902.) Here, defendant’s firing of the bullets into the Valle residence was part of the same
continuous transaction as was his conspiracy to commit murder.
Second, the fact defendant’s discharge of the firearm was part of the same
continuous transaction as the conspiracy itself renders invalid defendant’s claim that the
conspiracy was already completed at the time of the discharge. (People v. Jones, supra,
25 Cal.4th at pp. 108-110; Frausto, supra, 180 Cal.App.4th at p. 902.) The “‘classic
example of a continuing offense is conspiracy.’” (Wright v. Superior Court (1997) 15
Cal.4th 521, 537, quoting U. S. v.
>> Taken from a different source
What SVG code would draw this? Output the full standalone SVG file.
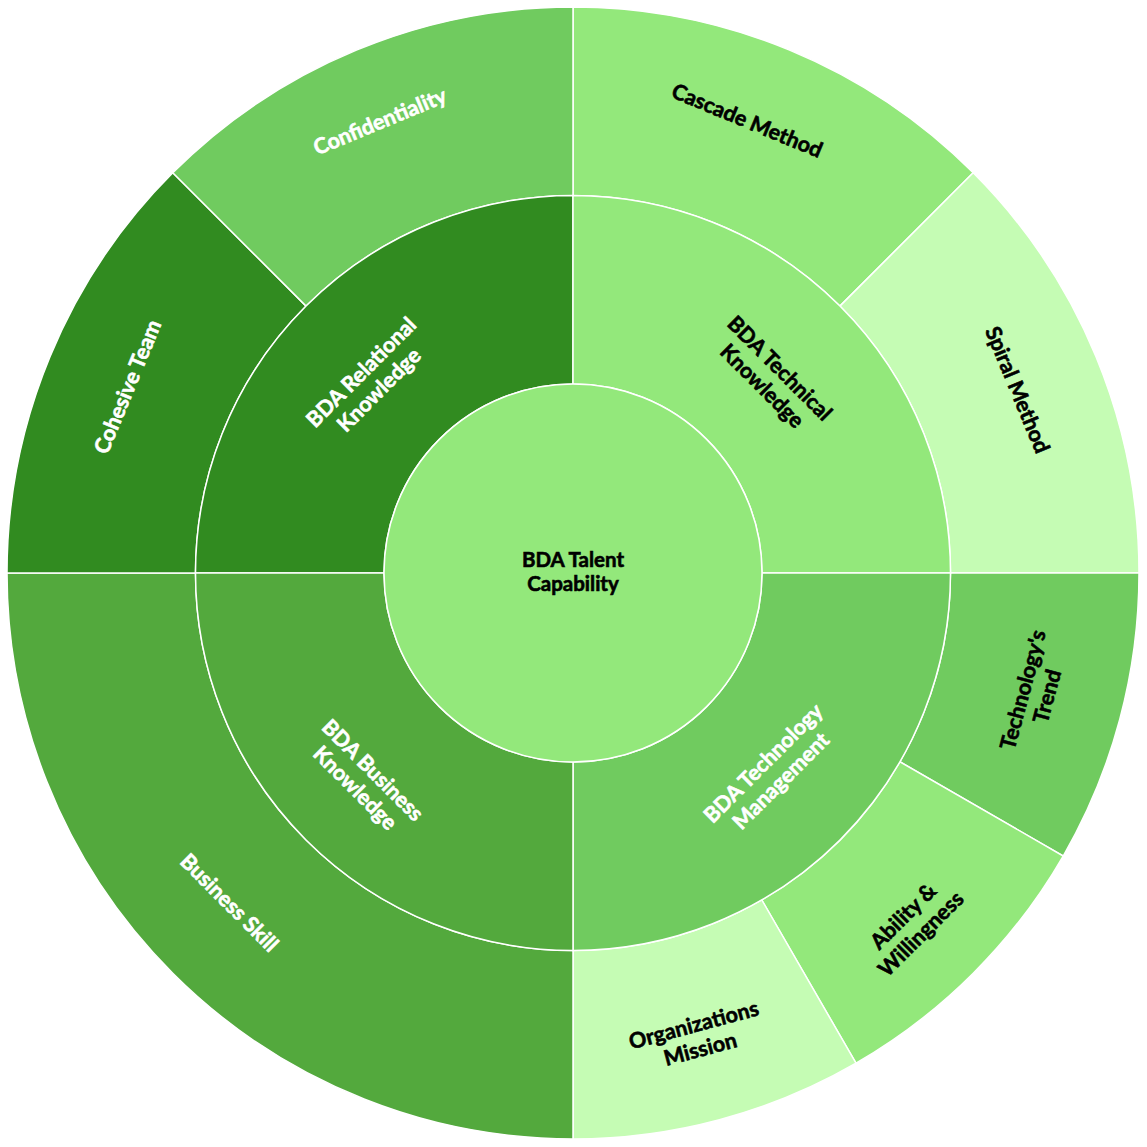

McGoff (D.C. Cir. 1987) 831 F.2d 1071, 1078.)
Because conspiracy is by nature a continuing offense, the period during which a firearms
enhancement may attach to such an offense is “very broad.” (See People v. Becker
(2000) 83 Cal.App.4th 294, 298.) Here, defendant’s conspiracy to commit murder was
still operative and continuing at the time defendant fired his gun into the Valle residence.
Defendant’s violent and dangerous behavior is what section 12022.53, and the other
firearm enhancement statutes, is intended to deter. Substantial evidence supports the
jury’s finding that defendant personally and intentionally discharged a firearm in the
commission of conspiracy to commit murder.
31
VI
FIREARM ENHANCEMENT
During sentencing, the trial court imposed a 20-year sentence enhancement on
count 1 under section 12022.53, subdivision (c), for personal and intentional discharge of
a firearm. On October 11, 2017, the Governor signed Senate Bill No. 620, amending
section 12022.53, subdivision (h). This amendment provides the trial court with new
discretion under section 1385 to strike the section 12022.53, subdivision (c), firearm
enhancement. The amendment became effective January 1, 2018.
While the instant appeal was pending, and after enactment of Senate Bill No. 620,
this court permitted the parties to file supplemental briefing on the issue of whether
amended section 12022.53, subdivision (h), applies retroactively to defendant’s case. In
their supplemental briefs, the parties agree, as does this court, that recently amended
section 12022.53, subdivision (h), applies retroactively to this case, because the judgment
was not final when the amendment to section 12022.53, subdivision (h), became
effective. We agree with the parties that this matter should therefore be remanded for the
purpose of allowing the trial court to exercise its discretion as to whether to strike
defendant’s section 12022.53, subdivision (c), firearm enhancement.
32
VII
DISPOSITION
The judgment of conviction is affirmed. The judgment of sentence is reversed and
this matter is remanded to the trial court for resentencing, with instructions to the trial
court to (1) strike the one-year section 12022, subdivision (a)(1), enhancement as to the
assault with a firearm count (count 4); (2) stay under section 654 the one-year section
12022, subdivision (a)(1), enhancement as to the conspiracy count (count 1); (3) elect
under section 654 to stay separate punishment either on count 2 or count 5; and (4)
exercise its discretion under recently amended section 12022.53, subdivision (h), as to
whether to strike defendant’s section 12022.53, subdivision (c), firearm enhancement
(count 1).6
CERTIFIED FOR PARTIAL PUBLICATION
CODRINGTON
J.
We concur:
RAMIREZ
P. J.
MILLER
J.
6 We express no opinion as to how the trial court should exercise its discretion
under section 12022.53, subdivision (h), on remand.